Toni Morrison argued that black lives are “spoken of and written about as objects of history, not subjects within it”. How then to humanise and investigate the interior lives of historical figures in the absence of source material? It’s a dilemma addressed in Eshun’s hybrid of biography and memoir through an extraordinary feat of empathy. Along with Aldridge, Eshun takes four other black pioneers – Matthew Henson (an explorer), Frantz Fanon (a psychiatrist and thinker), Malcolm X (an activist) and Justin Fashanu (a footballer) – and writes about them using the second person. But he does it so intimately that “you” becomes a proxy for “I”.

In the chapter on Aldridge, his 1830s portrayal of Othellocauses only revulsion” in the mind of audiences who cannot accept “a full-blooded Negro, incarnating the profoundest creation of Shakespeare’s art”. But the actor is not enraged by detractors; his mournful response echoes his reflection on how it feels to play Othello in the light of Desdemona’s betrayal: “You feel only grief. The weight of this man’s story bears down on you.” The contrast between Aldridge’s sensitivity and how he is misperceived by the white British public is pitiable.

It’s surprising to learn that for much of his life Eshun, too, has felt misperceived. In decades past, as a cultural commentator – a favourite on the BBC’s Late Review, editor of Arena magazine and director of the Institute of Contemporary Arts – Eshun seemed to transcend race. But, lately, he has addressed it more directly as curator of exhibitions such as In the Black Fantastic and The Time Is Always Now. He is alive to the way in which every Black man is “heir to [a] legacy of caricature, which renders him simultaneously invisible and hypervisible”. Henson, for example, faithfully accompanies American explorer Robert Peary on a gruelling Arctic expedition, subsequently claimed to be the first to reach the north pole. But not only does Peary refuse to share the glory with his companion, critics such as congressman Robert Macon use Henson to cast doubt on the venture, labelling him a “useful Negro tool” and an untrustworthy witness. “The moral support of a white man,” laments the English reporter Henry Lewis, “would have done much toward establishing an unqualified claim of success.”

Fanon, Malcolm X and Fashanu are more widely known than Aldridge and Henson, but the same canopy of sadness and loneliness veils them, and Eshun captures it in his remarkable, imaginative writing.
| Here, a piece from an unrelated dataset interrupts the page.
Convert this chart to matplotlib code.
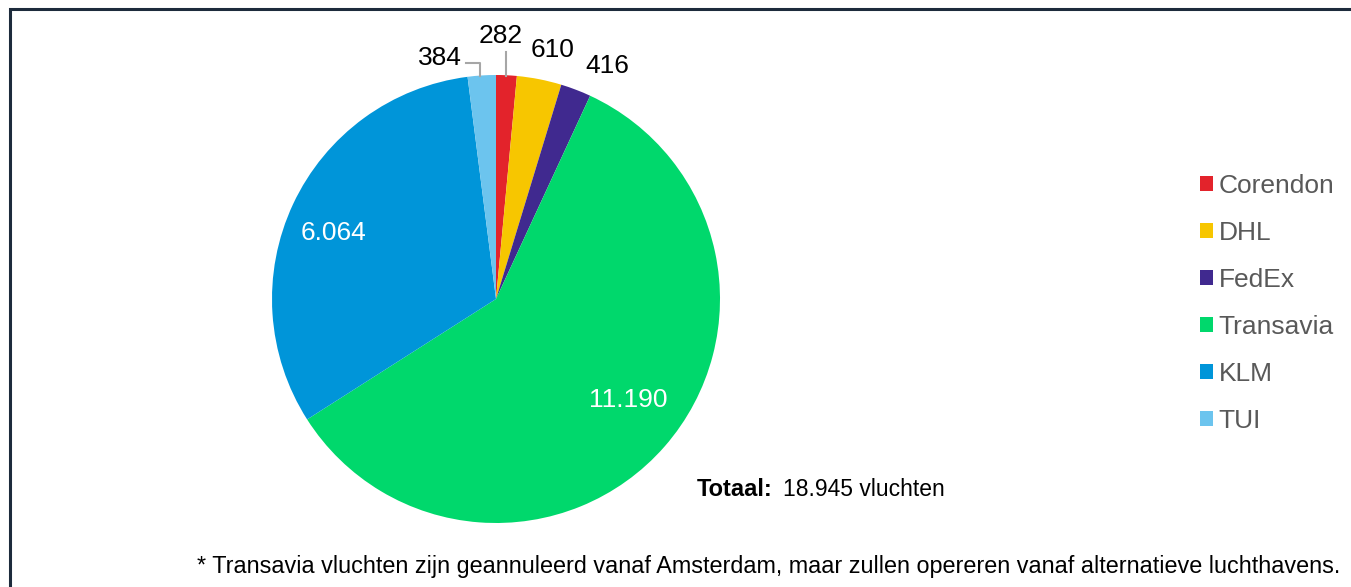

In 1955, working in sympathy with Algerian rebels in the midst of a brutal colonial war with France, Martinique-born psychiatrist Fanon is “stretched taut with the effort of maintaining a double life”. A decade later, ostracised by the Nation of Islam, Malcolm X catches sight of his mentee, Muhammad Ali in Ghana. The pugilist turns his back: “Watching Muhammad’s car roar away, you know it’s not possible for real love to disappear, even in the heat of betrayal.” Fashanu, threatened with lurid tabloid exposé, reluctantly comes out, becoming Britain’s first openly gay footballer before his suicide in 1998.

Stories from Eshun’s own life provide the thread that links his case studies, and include glimpses of unease over his inchoate racial identity. In one stark moment, he confesses that at the age of nine he took a Brillo pad to his face to rid him of its shameful blackness. There are vignettes of other trailblazers, such as the musician and producer Jay-Z. Eshun praises Jay-Z for his “final disavowal of the shell of unfeeling masculinity” that he has carried through life, in favour of “an open embrace of vulnerability, a reckoning with love as the signal marker of black humanness”. It’s a fitting description of the author, too. Ever since leaving home for university, dumping his past into a black bin liner bound for the incinerator, it seems Eshun has been a stranger to himself. His book is an act of rapprochement rendered with great emotional intelligence and tenderness.